2) Site versus bond percolation
In site percolation, each node is open with probability p. In bond percolation, each connection is open with probability p. These choices represent different physics: blocked pores versus broken links, missing particles versus weak contacts. On a 2D square lattice, typical reference values are about 0.592746 (site) and 0.5 (bond).
3) Why lattice and dimension matter
The coordination number and geometry shift the critical point. For example, common reference thresholds include the 2D triangular lattice near 0.5 (site) and 0.347296 (bond), while the 2D honeycomb lattice is near 0.697043 (site) and 0.652704 (bond). In 3D simple cubic lattices, pc is lower, around 0.3116 (site) and 0.2488 (bond).
4) Finite-size effects and scaling
Real simulations use finite grids, so the “threshold” becomes a smooth crossover. The spanning probability curve Pspan(p,L) steepens as L grows. Near criticality, many systems follow a scaling form like f((p-pc)L^{1/\nu}). For many 2D cases, \nu \approx 4/3, so estimates drift with L but converge as size increases.
5) How the Monte Carlo estimate works here
This calculator runs repeated random realizations at trial values of p. For each realization, a union–find structure merges open neighbors efficiently. A bisection loop then narrows the interval [p_{lo}, p_{hi}] until the measured spanning fraction matches your chosen target. The displayed interval and iteration history help you judge uncertainty and convergence.
6) Choosing a target probability
A common practical estimator is Ptarget=0.50, which selects the midpoint of the finite-size transition. If you choose a higher target, the returned p will usually be slightly larger, because stronger connectivity is required. For comparing designs consistently, keep the same target across scenarios and vary only the lattice, size, or percolation type.
7) Parameter guidance for accuracy and speed
Accuracy improves with larger L, more trials, and more bisection steps. Runtime rises roughly with L^2 for site models and with the number of tested bonds for bond models. If results fluctuate, increase trials first. If the bounds remain wide, increase bisection steps. For stable reporting, run two or three settings and compare the spread.
8) Where threshold estimates are used
Percolation thresholds inform porous transport, conductive composites, fracture networks, and connectivity-driven phase transitions. Engineers use pc to estimate required filler fraction for conductivity, minimum pore connectivity for permeability, or robustness of networked systems. Exported CSV logs support documentation, sensitivity studies, and repeatable benchmarking across materials and geometries.
FAQs
1) What does “spanning” mean in this calculator?
Spanning means at least one connected cluster links opposite boundaries. You can test top-to-bottom, left-to-right, or either direction, depending on how you define a system-scale transport pathway.

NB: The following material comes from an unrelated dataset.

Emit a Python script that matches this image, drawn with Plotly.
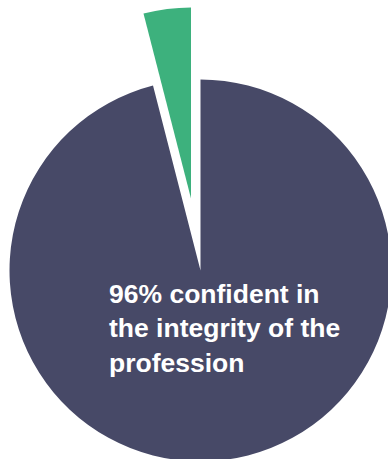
import plotly.graph_objects as go

# Data
labels = ["Confident in the integrity of the profession", "Not confident"]
values = [96, 4]
colors_main = ["#474967", "rgba(0,0,0,0)"]
colors_pulled = ["rgba(0,0,0,0)", "#3db17d"]
annotation_text = "96% confident in<br>the integrity of the<br>profession"

W, H = 392, 462


def dom(cx, cy, r):
    return dict(x=[max(0, (cx - r) / W), min(1, (cx + r) / W)],
                y=[max(0, 1 - (cy + r) / H), min(1, 1 - (cy - r) / H)])


fig = go.Figure()
fig.add_trace(go.Pie(
    labels=labels, values=values, sort=False, direction="counterclockwise",
    rotation=0, marker=dict(colors=colors_main, line=dict(width=0)),
    textinfo="none", hoverinfo="skip", showlegend=False,
    domain=dom(200.5, 270.5, 191),
))
fig.add_trace(go.Pie(
    labels=labels, values=values, sort=False, direction="counterclockwise",
    rotation=0, marker=dict(colors=colors_pulled, line=dict(width=0)),
    textinfo="none", hoverinfo="skip", showlegend=False,
    domain=dom(191, 198.5, 191),
))

fig.add_annotation(
    x=107 / W, y=1 - 328 / H, xref="paper", yref="paper",
    xanchor="left", yanchor="middle", align="left", showarrow=False,
    text=annotation_text,
    font=dict(family="Liberation Sans, Arial, sans-serif", size=26.5, color="white", weight="bold"),
)

fig.update_layout(
    width=W, height=H, margin=dict(l=0, r=0, t=0, b=0, pad=0),
    paper_bgcolor="white", plot_bgcolor="white",
)

fig.write_html(
    "out.html",
    config={"displayModeBar": False},
    post_script="document.documentElement.style.overflow='hidden';document.body.style.overflow='hidden';document.body.style.margin='0';",
)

2) Why is my Monte Carlo estimate different from lookup values?
Lookup values describe infinite lattices. Monte Carlo uses a finite grid, so the transition is smoothed and the estimated threshold shifts with size, target probability, and random sampling noise.
3) Should I use site or bond percolation?
Use site when nodes are present or absent, like blocked pores. Use bond when connections fail or form, like cracked links or contact resistances. The choice depends on what randomness represents physically.
4) How can I reduce randomness in the output?
Increase trials per step first. If runtime allows, raise grid size and then rerun. Comparing multiple runs and averaging the reported estimates can further stabilize conclusions.
5) What grid size is a reasonable starting point?
For quick exploration, try L=60–100 with 150–250 trials. For more reliable estimates, increase L to 120–200 and scale trials with available time.
6) What does the interval [lo, hi] represent?
It is the bisection bracket containing the probability value that meets your target spanning rate. More bisection steps shrink this interval, giving a tighter estimate for the selected grid size.
7) Can I use this for real porous materials directly?
It is a simplified lattice model, useful for intuition and comparisons. For real microstructures, you may need image-based networks or continuum simulations, but the threshold concept still guides connectivity analysis.